## STATED EXERCISE:
Word for word, set down the records and skip each picture.

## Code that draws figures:
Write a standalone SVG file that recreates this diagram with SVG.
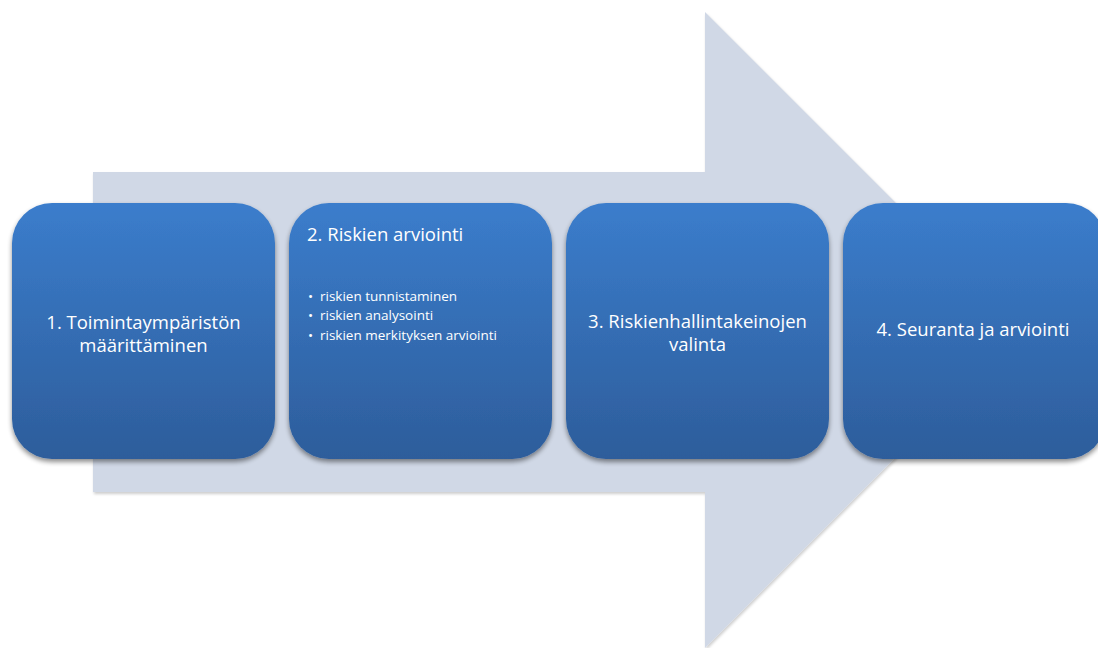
<svg xmlns="http://www.w3.org/2000/svg" width="1098" height="648" viewBox="0 0 1098 648">
<defs>
<linearGradient id="g" x1="0" y1="0" x2="0" y2="1">
<stop offset="0" stop-color="#3b7dcc"/>
<stop offset="1" stop-color="#2d5d9b"/>
</linearGradient>
<filter id="sh" x="-10%" y="-10%" width="120%" height="125%">
<feGaussianBlur in="SourceAlpha" stdDeviation="2.5"/>
<feOffset dx="0" dy="3" result="b"/>
<feComponentTransfer><feFuncA type="linear" slope="0.45"/></feComponentTransfer>
<feMerge><feMergeNode/><feMergeNode in="SourceGraphic"/></feMerge>
</filter>
<filter id="ash" x="-5%" y="-5%" width="110%" height="110%">
<feGaussianBlur in="SourceAlpha" stdDeviation="1.5"/>
<feOffset dx="1" dy="2"/>
<feComponentTransfer><feFuncA type="linear" slope="0.2"/></feComponentTransfer>
<feMerge><feMergeNode/><feMergeNode in="SourceGraphic"/></feMerge>
</filter>
</defs>
<style>
.box{fill:url(#g);filter:url(#sh)}
.t{font-family:"Open Sans","Noto Sans",sans-serif;fill:#ffffff;font-size:18.5px}
.c{text-anchor:middle}
.s{font-family:"Open Sans","Noto Sans",sans-serif;fill:#ffffff;font-size:13.5px}
</style>
<rect width="1098" height="648" fill="#ffffff"/>
<g id="arrow">
<path d="M93,172 L705,172 L705,12 L1023,330 L705,648 L705,492 L93,492 Z" fill="#d0d8e6" filter="url(#ash)"/>
</g>
<g id="connectors"></g>
<g id="node1">
<rect class="box" x="12" y="203" width="263" height="256" rx="40" ry="40"/>
<text class="t c" x="143.5" y="329">1. Toimintaympäristön</text>
<text class="t c" x="143.5" y="352">määrittäminen</text>
</g>
<g id="node2">
<rect class="box" x="289" y="203" width="263" height="256" rx="40" ry="40"/>
<text class="t" x="307" y="241">2. Riskien arviointi</text>
<text class="s" x="308" y="301">•</text>
<text class="s" x="320" y="301">riskien tunnistaminen</text>
<text class="s" x="308" y="320">•</text>
<text class="s" x="320" y="320">riskien analysointi</text>
<text class="s" x="308" y="340">•</text>
<text class="s" x="320" y="340">riskien merkityksen arviointi</text>
</g>
<g id="node3">
<rect class="box" x="566" y="203" width="263" height="256" rx="40" ry="40"/>
<text class="t c" x="697.5" y="328">3. Riskienhallintakeinojen</text>
<text class="t c" x="697.5" y="351">valinta</text>
</g>
<g id="node4">
<rect class="box" x="843" y="203" width="263" height="256" rx="40" ry="40"/>
<text class="t c" x="973" y="336">4. Seuranta ja arviointi</text>
</g>
</svg>
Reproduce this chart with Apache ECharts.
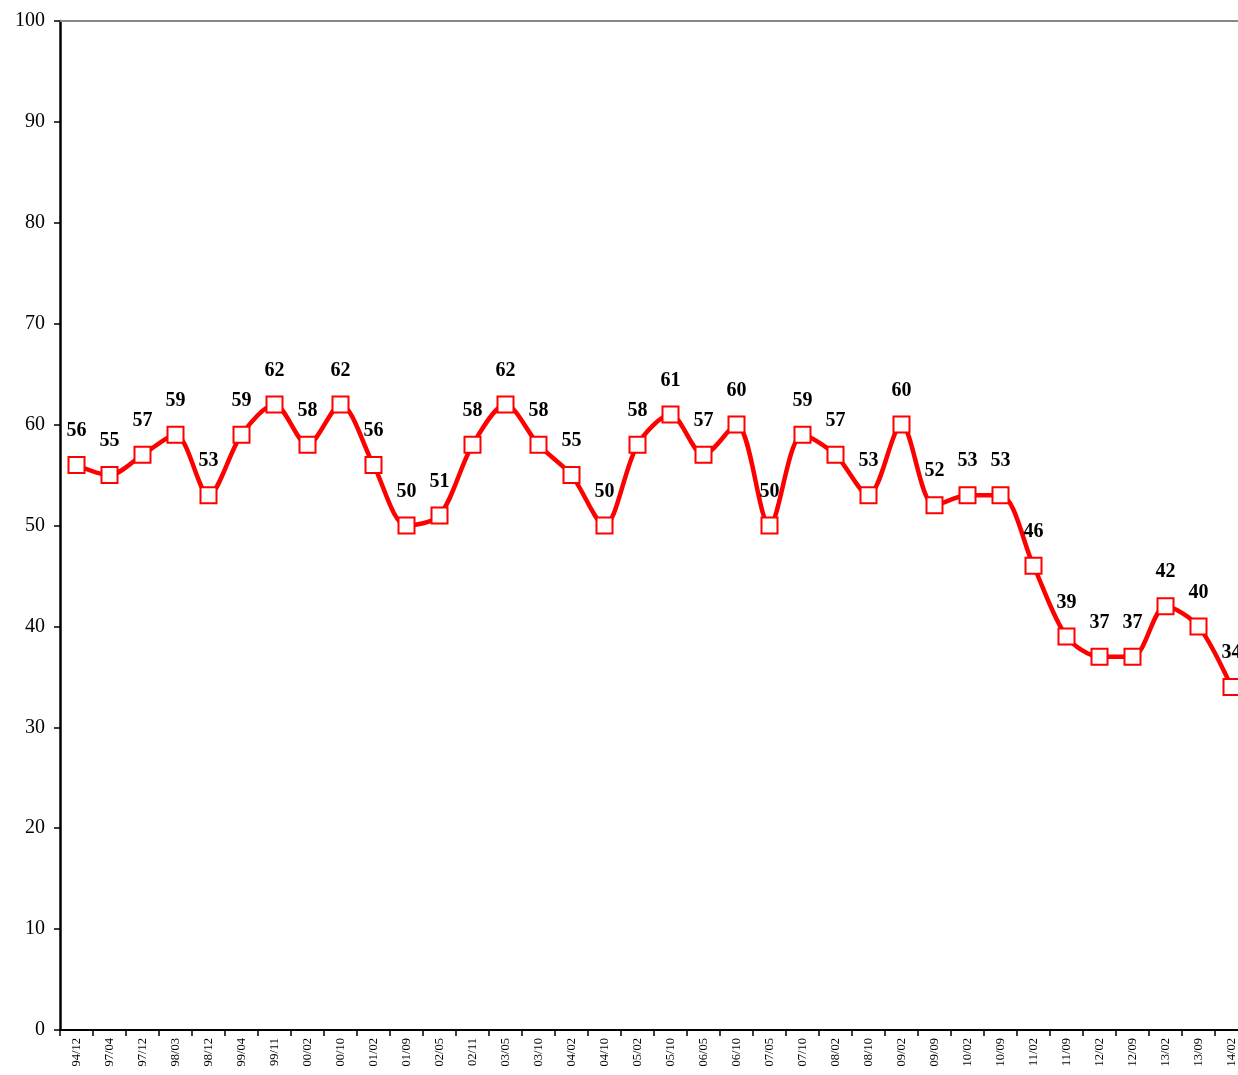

## ANSWER IN FULL:
Write a standalone SVG file that recreates this diagram with SVG.
<svg xmlns="http://www.w3.org/2000/svg" width="1098" height="648" viewBox="0 0 1098 648">
<defs>
<linearGradient id="g" x1="0" y1="0" x2="0" y2="1">
<stop offset="0" stop-color="#3b7dcc"/>
<stop offset="1" stop-color="#2d5d9b"/>
</linearGradient>
<filter id="sh" x="-10%" y="-10%" width="120%" height="125%">
<feGaussianBlur in="SourceAlpha" stdDeviation="2.5"/>
<feOffset dx="0" dy="3" result="b"/>
<feComponentTransfer><feFuncA type="linear" slope="0.45"/></feComponentTransfer>
<feMerge><feMergeNode/><feMergeNode in="SourceGraphic"/></feMerge>
</filter>
<filter id="ash" x="-5%" y="-5%" width="110%" height="110%">
<feGaussianBlur in="SourceAlpha" stdDeviation="1.5"/>
<feOffset dx="1" dy="2"/>
<feComponentTransfer><feFuncA type="linear" slope="0.2"/></feComponentTransfer>
<feMerge><feMergeNode/><feMergeNode in="SourceGraphic"/></feMerge>
</filter>
</defs>
<style>
.box{fill:url(#g);filter:url(#sh)}
.t{font-family:"Open Sans","Noto Sans",sans-serif;fill:#ffffff;font-size:18.5px}
.c{text-anchor:middle}
.s{font-family:"Open Sans","Noto Sans",sans-serif;fill:#ffffff;font-size:13.5px}
</style>
<rect width="1098" height="648" fill="#ffffff"/>
<g id="arrow">
<path d="M93,172 L705,172 L705,12 L1023,330 L705,648 L705,492 L93,492 Z" fill="#d0d8e6" filter="url(#ash)"/>
</g>
<g id="connectors"></g>
<g id="node1">
<rect class="box" x="12" y="203" width="263" height="256" rx="40" ry="40"/>
<text class="t c" x="143.5" y="329">1. Toimintaympäristön</text>
<text class="t c" x="143.5" y="352">määrittäminen</text>
</g>
<g id="node2">
<rect class="box" x="289" y="203" width="263" height="256" rx="40" ry="40"/>
<text class="t" x="307" y="241">2. Riskien arviointi</text>
<text class="s" x="308" y="301">•</text>
<text class="s" x="320" y="301">riskien tunnistaminen</text>
<text class="s" x="308" y="320">•</text>
<text class="s" x="320" y="320">riskien analysointi</text>
<text class="s" x="308" y="340">•</text>
<text class="s" x="320" y="340">riskien merkityksen arviointi</text>
</g>
<g id="node3">
<rect class="box" x="566" y="203" width="263" height="256" rx="40" ry="40"/>
<text class="t c" x="697.5" y="328">3. Riskienhallintakeinojen</text>
<text class="t c" x="697.5" y="351">valinta</text>
</g>
<g id="node4">
<rect class="box" x="843" y="203" width="263" height="256" rx="40" ry="40"/>
<text class="t c" x="973" y="336">4. Seuranta ja arviointi</text>
</g>
</svg>
Reproduce this chart with Apache ECharts.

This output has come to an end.